An idiom is a phrase that conveys a different meaning than the individual words would imply, given their official definition in a dictionary.
One such idiomatic expression is:
It’s raining cats and dogs outside.
Obviously, there are not multiple domestic animals falling out of the sky, but it’s raining so hard that it commands your attention as if cats and dogs were raining down upon you.
Idiomatic expressions can certainly make your writing more colorful, but you have to be careful, because some people from other countries, cultures, or native languages may not be familiar with that phrase and may mistake its meaning.
This is particularly true in the oil industry, where virtual teams from different lands and languages often work together on a project.
Here is a valuable resource for those who may run across an unfamiliar idiomatic expression:
This website lists 3,416 idioms used in the English language, along with their meanings.

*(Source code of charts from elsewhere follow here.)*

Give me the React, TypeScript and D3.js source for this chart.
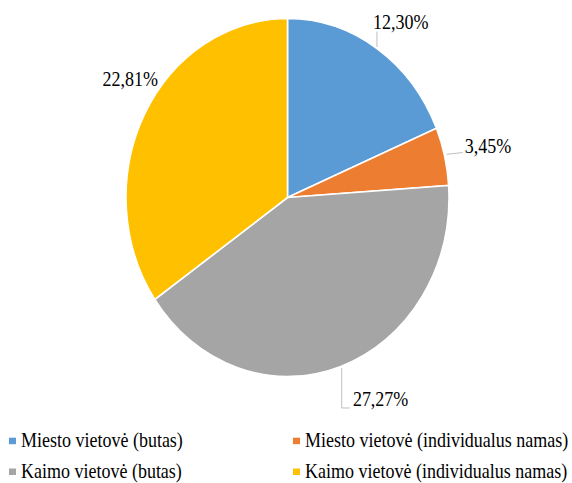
import React from "react";
import * as d3 from "d3";

const categories = [
  "Miesto vietovė (butas)",
  "Miesto vietovė (individualus namas)",
  "Kaimo vietovė (butas)",
  "Kaimo vietovė (individualus namas)",
];
const values = [12.3, 3.45, 27.27, 22.81];
const colors = ["#5B9BD5", "#ED7D31", "#A5A5A5", "#FFC000"];

// layout
const W = 572;
const H = 483;
const CX = 287.5;
const CY = 197.5;
const R = 161.5;
const SY = 1.108;
const FONT = "Liberation Serif";

// label placement relative to slice edge midpoint
const labelLayout = [
  { dx: -4, dy: -20, leader: "up" },
  { dx: 20, dy: -3, leader: "right" },
  { dx: 12, dy: 40, leader: "down" },
  { dx: -42, dy: -29, leader: "none" },
];

const legendCols = [9, 293];
const legendRows = [446.7, 477.5];

const fmt = (v: number) => v.toFixed(2).replace(".", ",") + "%";

export default function App() {
  const pie = d3
    .pie<number>()
    .sort(null)
    .value((d) => d);
  const arcs = pie(values);
  const arc = d3.arc<d3.PieArcDatum<number>>().innerRadius(0).outerRadius(R);

  const edge = (a: d3.PieArcDatum<number>) => {
    const m = (a.startAngle + a.endAngle) / 2;
    return [CX + R * Math.sin(m), CY - R * SY * Math.cos(m)];
  };

  return (
    <svg width={W} height={H} style={{ display: "block", position: "absolute", left: 0, top: 0 }}>
      <rect width={W} height={H} fill="#fff" />
      <g transform={`translate(${CX},${CY}) scale(1,${SY})`}>
        {arcs.map((a, i) => (
          <path
            key={i}
            d={arc(a) || ""}
            fill={colors[i]}
            stroke="#fff"
            strokeWidth={1.6}
            vectorEffect="non-scaling-stroke"
          />
        ))}
      </g>
      {arcs.map((a, i) => {
        const [ex, ey] = edge(a);
        const L = labelLayout[i];
        const tx = ex + L.dx;
        const ty = ey + L.dy;
        let leader = "";
        if (L.leader === "up") leader = `M${ex},${ey - 1.5}V${ty + 3}`;
        else if (L.leader === "right") leader = `M${ex + 2},${ey - 2}L${tx - 2},${ty - 0.8}`;
        else if (L.leader === "down") leader = `M${ex + 0.8},${ey + 1.5}V${ty + 1.6}H${tx - 3}`;
        return (
          <g key={i}>
            {leader && <path d={leader} fill="none" stroke="#BFBFBF" strokeWidth={1} />}
            <text
              transform={`translate(${tx},${ty}) scale(1,${SY * 1.08})`}
              style={{ fontFamily: FONT, fontSize: "18px" }}
              fill="#000"
            >
              {fmt(values[i])}
            </text>
          </g>
        );
      })}
      {categories.map((c, i) => {
        const x = legendCols[i % 2];
        const y = legendRows[Math.floor(i / 2)];
        return (
          <g key={c}>
            <rect x={x} y={y - 9} width={7} height={6.5} fill={colors[i]} />
            <text
              transform={`translate(${x + 12},${y}) scale(1,${SY})`}
              style={{ fontFamily: FONT, fontSize: "18px" }}
              fill="#000"
            >
              {c}
            </text>
          </g>
        );
      })}
    </svg>
  );
}
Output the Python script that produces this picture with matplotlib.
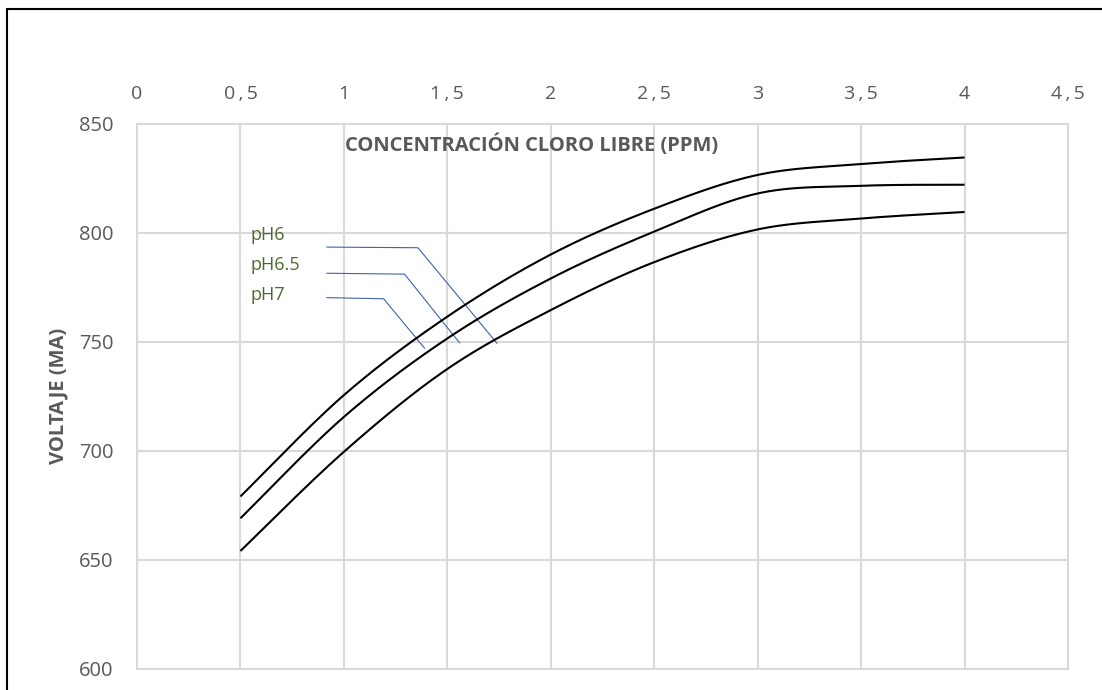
import numpy as np
import matplotlib
matplotlib.use("Agg")
import matplotlib.pyplot as plt
from matplotlib.patches import Rectangle

# Free chlorine concentration (ppm) and measured voltage for each pH
concentracion = [0.5, 1.0, 1.5, 2.0, 2.5, 3.0, 3.5, 4.0]
voltaje_ph6 = [679, 725.5, 761.5, 790, 811, 826.5, 831.5, 834.5]
voltaje_ph65 = [669, 715.5, 751.5, 779, 800.5, 818, 821.5, 822]
voltaje_ph7 = [654, 699.5, 737.5, 764.5, 786.5, 801.5, 806.5, 809.5]

x_ticks = [0, 0.5, 1, 1.5, 2, 2.5, 3, 3.5, 4, 4.5]
x_tick_labels = ["0", "0,5", "1", "1,5", "2", "2,5", "3", "3,5", "4", "4,5"]
y_ticks = [600, 650, 700, 750, 800, 850]

series_labels = ["pH6", "pH6.5", "pH7"]
# label text anchor and leader-line path (start, elbow, end) in data units
label_pos = [(0.55, 798.9), (0.55, 785.2), (0.55, 771.4)]
leader_paths = [
    [(0.918, 793.4), (1.358, 793.1), (1.740, 749.3)],
    [(0.918, 781.4), (1.293, 781.0), (1.559, 749.5)],
    [(0.918, 770.2), (1.192, 769.7), (1.390, 747.0)],
]


def smooth_curve(xs, ys, n=40):
    """Cubic Bezier smoothing through every point (spreadsheet-style)."""
    p = np.column_stack([xs, ys]).astype(float)
    m = len(p)
    out = []
    for i in range(m - 1):
        p0 = p[i]
        p3 = p[i + 1]
        prev = p[i - 1] if i > 0 else p[i]
        nxt = p[i + 2] if i + 2 < m else p[i + 1]
        c1 = p0 + (p3 - prev) / 6.0
        c2 = p3 - (nxt - p0) / 6.0
        t = np.linspace(0, 1, n)[:, None]
        seg = ((1 - t) ** 3) * p0 + 3 * ((1 - t) ** 2) * t * c1 \
            + 3 * (1 - t) * t ** 2 * c2 + t ** 3 * p3
        out.append(seg if i == 0 else seg[1:])
    s = np.vstack(out)
    return s[:, 0], s[:, 1]


def spaced(label):
    # letter-spaced tick text
    return "\u2009".join(label)


plt.rcParams["font.family"] = ["Open Sans", "DejaVu Sans"]

fig = plt.figure(figsize=(11.02, 6.90), dpi=100)
ax = fig.add_axes([137 / 1102, 1 - 668.7 / 690, (1068 - 137) / 1102, (668.7 - 123.7) / 690])

grid_color = "#d9d9d9"
text_gray = "#595959"

for ys in (voltaje_ph6, voltaje_ph65, voltaje_ph7):
    sx, sy = smooth_curve(concentracion, ys)
    ax.plot(sx, sy, color="black", lw=1.5, solid_capstyle="butt", zorder=3)

ax.set_xlim(0, 4.5)
ax.set_ylim(600, 850)
ax.set_xticks(x_ticks)
ax.set_xticklabels([spaced(t) for t in x_tick_labels])
ax.set_yticks(y_ticks)
ax.xaxis.tick_top()
ax.tick_params(axis="x", length=0, pad=15, labelsize=14, labelcolor=text_gray)
ax.tick_params(axis="y", length=0, pad=17, labelsize=14.5, labelcolor=text_gray)

ax.grid(True, color=grid_color, lw=1.5)
ax.set_axisbelow(True)
for sp in ax.spines.values():
    sp.set_color(grid_color)
    sp.set_linewidth(1.5)

ax.text(0.4237, 0.961, "CONCENTRACIÓN CLORO LIBRE (PPM)", transform=ax.transAxes,
        ha="center", va="center", fontsize=14.5, fontweight="bold", color=text_gray)
fig.text(58 / 1102, 1 - 396 / 690, "VOLTAJE (MA)", rotation=90, ha="center", va="center",
         fontsize=14.5, fontweight="bold", color=text_gray)

for lab, (tx, ty), path in zip(series_labels, label_pos, leader_paths):
    ax.text(tx, ty, lab, ha="left", va="center", fontsize=13, color="#4e6b2e", zorder=4)
    px, py = zip(*path)
    ax.plot(px, py, color="#3d64a8", lw=0.8, zorder=2)

# outer frame of the chart area
fig.add_artist(Rectangle((7 / 1102, -0.1), 1.2, 1.1 - 9 / 690, transform=fig.transFigure,
                         fill=False, edgecolor="black", lw=1.5, clip_on=False))

fig.savefig("out.png", dpi=100)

Here are a few examples that could be misinterpreted:
Make a mint = make a lot of money, not manufacture an after-dinner confection
Save face = protect one’s reputation, not wear a protective face shield
Fire away = you are free to ask questions, not shoot a gun at me or place a flame at a distance
If you are thinking about using an idiom in your writing, first consider your audience and whether they are likely to understand it.
If they share the same culture and language as you, then go ahead and give it a whirl (= try it).
If your audience is more international in composition, consider rewording the sentence — without using idioms — to make your meaning clear.